Tonight you're feeling adventurous so you're going to check out a bar you've never been to. As you approach the door, you start getting some weird vibes. Is this a college bar?
While we all love to reminisce about our college days, all of your drunken escapades have probably made you forget what a college bar is really like. If you’re not sure what you’re in for before it’s too late, here are 5 dead giveaways that you’re at a college bar.
The list of drinks on the happy hour specials (along with the lack of fancy glassware) is almost a dead giveaway that you’re at a college bar. Let’s face it: college kids aren’t the most sophisticated drinkers so to them any drink that gets them wasted is more than good enough. Rum and Coke, Screwdriver, Jungle Juice, Fireball, and Jäger bombs are pretty much par for the course. But if you can stomach well drinks, what’s not to love about getting your drink on for $5?

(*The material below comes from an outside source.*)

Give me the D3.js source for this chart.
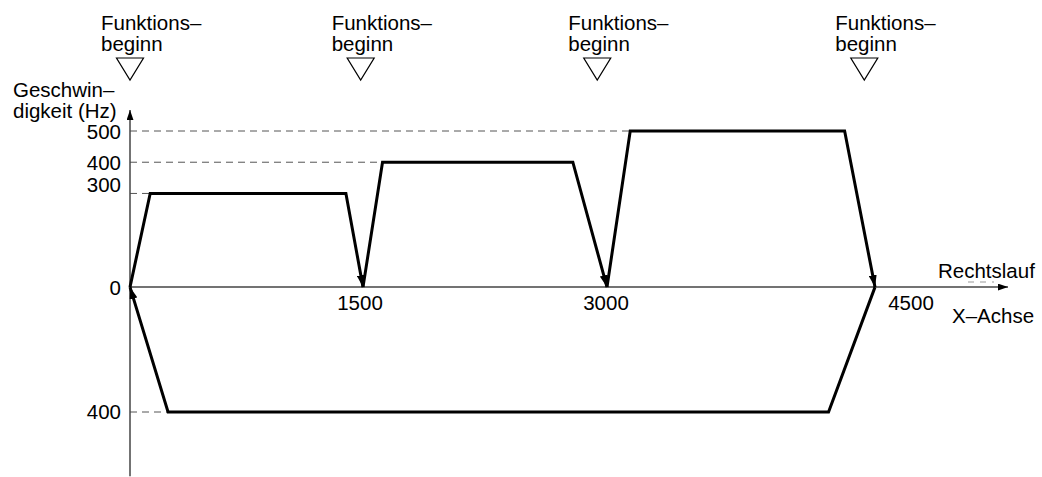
<!DOCTYPE html>
<html>
<head>
  <meta charset="utf-8">
  <title>Geschwindigkeit</title>
  <script src="https://cdnjs.cloudflare.com/ajax/libs/d3/7.8.5/d3.min.js"></script>
  <style>
    body { margin: 0; background: #fff; }
    text { font-family: "Liberation Sans", Arial, sans-serif; font-size: 20.5px; fill: #000; }
  </style>
</head>
<body>
  <script>
    // Vorwärts-Profil (Rechtslauf), x in Impulsen, y in Hz
    var fwdX = [0, 130, 1390, 1500, 1620, 2790, 3000, 3130, 4330, 4500];
    var fwdY = [0, 300, 300, 0, 400, 400, 0, 500, 500, 0];
    // Rückweg
    var backX = [4500, 4240, 245, 0];
    var backY = [0, -400, -400, 0];

    var xTicks = [1500, 3000, 4500];
    var yTicks = [500, 400, 300, 0, -400];
    var yTickLabels = ["500", "400", "300", "0", "400"];
    var dashEnds = [3130, 1620, 130, null, 245]; // wo die gestrichelten Linien enden

    var starts = [0, 1485, 2940, 4440];

    var width = 1042, height = 477;

    var x = d3.scaleLinear().domain([0, 1500, 3000, 4500]).range([130, 363, 607, 875]);
    var y = d3.scaleLinear().domain([-400, 500]).range([412, 131]);

    var svg = d3.select("body").append("svg")
      .attr("width", width)
      .attr("height", height);

    var defs = svg.append("defs");
    defs.append("marker")
      .attr("id", "head")
      .attr("viewBox", "0 0 12 8")
      .attr("refX", 12).attr("refY", 4)
      .attr("markerWidth", 12).attr("markerHeight", 8)
      .attr("markerUnits", "userSpaceOnUse")
      .attr("orient", "auto")
      .append("path").attr("d", "M0,0 L12,4 L0,8 Z").attr("fill", "#000");
    defs.append("marker")
      .attr("id", "axhead")
      .attr("viewBox", "0 0 10 7")
      .attr("refX", 10).attr("refY", 3.5)
      .attr("markerWidth", 10).attr("markerHeight", 7)
      .attr("markerUnits", "userSpaceOnUse")
      .attr("orient", "auto")
      .append("path").attr("d", "M0,0 L10,3.5 L0,7 Z").attr("fill", "#000");

    // gestrichelte Hilfslinien
    svg.selectAll("line.grid")
      .data(yTicks.map(function (v, i) { return { v: v, end: dashEnds[i] }; }).filter(function (d) { return d.end !== null; }))
      .enter().append("line")
      .attr("class", "grid")
      .attr("x1", x(0)).attr("x2", function (d) { return x(d.end); })
      .attr("y1", function (d) { return y(d.v); }).attr("y2", function (d) { return y(d.v); })
      .attr("stroke", "#555").attr("stroke-width", 1)
      .attr("stroke-dasharray", "7,5");

    // Achsen
    svg.append("line")
      .attr("x1", x(0)).attr("x2", x(0))
      .attr("y1", y(-606)).attr("y2", y(567))
      .attr("stroke", "#444").attr("stroke-width", 1.5)
      .attr("marker-end", "url(#axhead)");
    svg.append("line")
      .attr("x1", x(0)).attr("x2", 1008)
      .attr("y1", y(0)).attr("y2", y(0))
      .attr("stroke", "#444").attr("stroke-width", 1.5)
      .attr("marker-end", "url(#axhead)");

    // Profil
    var line = d3.line()
      .x(function (d) { return x(d[0]); })
      .y(function (d) { return y(d[1]); });

    // Segmente, damit jede Abfahrt zur Achse eine Pfeilspitze bekommt
    var fwd = fwdX.map(function (v, i) { return [v, fwdY[i]]; });
    var segs = [];
    var cur = [fwd[0]];
    for (var i = 1; i < fwd.length; i++) {
      cur.push(fwd[i]);
      if (fwdY[i] === 0) { segs.push(cur); cur = [fwd[i]]; }
    }
    segs.push(backX.map(function (v, i) { return [v, backY[i]]; }));

    svg.selectAll("path.prof")
      .data(segs)
      .enter().append("path")
      .attr("class", "prof")
      .attr("d", line)
      .attr("fill", "none")
      .attr("stroke", "#000")
      .attr("stroke-width", 3)
      .attr("stroke-linejoin", "miter")
      .attr("marker-end", "url(#head)");

    // y-Beschriftung
    var yLabelDy = [8, 8, -1, 8, 7];
    svg.selectAll("text.ytick")
      .data(yTicks)
      .enter().append("text")
      .attr("class", "ytick")
      .attr("x", 121)
      .attr("y", function (d, i) { return y(d) + yLabelDy[i]; })
      .attr("text-anchor", "end")
      .text(function (d, i) { return yTickLabels[i]; });

    // x-Beschriftung
    var xLabelDx = [-3, -1, 36];
    svg.selectAll("text.xtick")
      .data(xTicks)
      .enter().append("text")
      .attr("class", "xtick")
      .attr("x", function (d, i) { return x(d) + xLabelDx[i]; })
      .attr("y", 310)
      .attr("text-anchor", "middle")
      .text(function (d) { return d; });

    svg.append("text").attr("x", 13).attr("y", 97).text("Geschwin–");
    svg.append("text").attr("x", 13).attr("y", 118).text("digkeit (Hz)");
    svg.append("text").attr("x", 938).attr("y", 278).text("Rechtslauf");
    svg.append("line")
      .attr("x1", 968).attr("x2", 994).attr("y1", 282).attr("y2", 282)
      .attr("stroke", "#999").attr("stroke-width", 1).attr("stroke-dasharray", "6,6");
    svg.append("text").attr("x", 952).attr("y", 323).text("X–Achse");

    // Funktionsbeginn-Marken
    var g = svg.selectAll("g.start")
      .data(starts)
      .enter().append("g")
      .attr("class", "start")
      .attr("transform", function (d) { return "translate(" + x(d) + ",0)"; });
    g.append("path")
      .attr("d", "M-13.5,58 L13.5,58 L0,80 Z")
      .attr("fill", "#fff").attr("stroke", "#000").attr("stroke-width", 1.2);
    g.append("text").attr("x", -29).attr("y", 30).text("Funktions–");
    g.append("text").attr("x", -29).attr("y", 51).text("beginn");
  </script>
</body>
</html>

If there are groups of rowdy Bros slamming down shot glasses on the bar and they're already shit-faced even though it's only 6 pm, it's almost guaranteed that you're at a college bar. And if you're still not sure, just check to see if they're drinking Tequila. If the answer is ‘yes’ and you’re not ready to bounce yet, here’s a pro tip. Make sure to leave enough room for them to do their thing because they take any “oohhhh shit…” song, like LMFAO's 'Shots', literally.
Another thing that Bros are well-known for is fighting at the bar. So if you see people getting thrown out for being too drunk as you’re going in, that’s a good sign that you’re in for a night at a college bar. Another telltale sign is that the bouncer is eyeing people’s IDs with the flashlight way too hard as you watch them squirm in line hoping that their fakes are good enough to get them in.
There's PDA and then there's the "OMG, do you guys realize that you're in public?" If you see couples doing way too much right in the middle of the bar, you're probably in a bar packed with horny college students. Unfortunately, after some people have had enough $5 drinks, virtually anything goes.
If you’re older than almost everyone in the bar, even by just a few years, there’s a good chance that you’re actually the creepy oldie and everyone’s wondering why you’re there. Scope out the crowd. Does everyone seem to be the same age except for you? Don’t feel ashamed now. Just accept the fact that you’re at a college bar!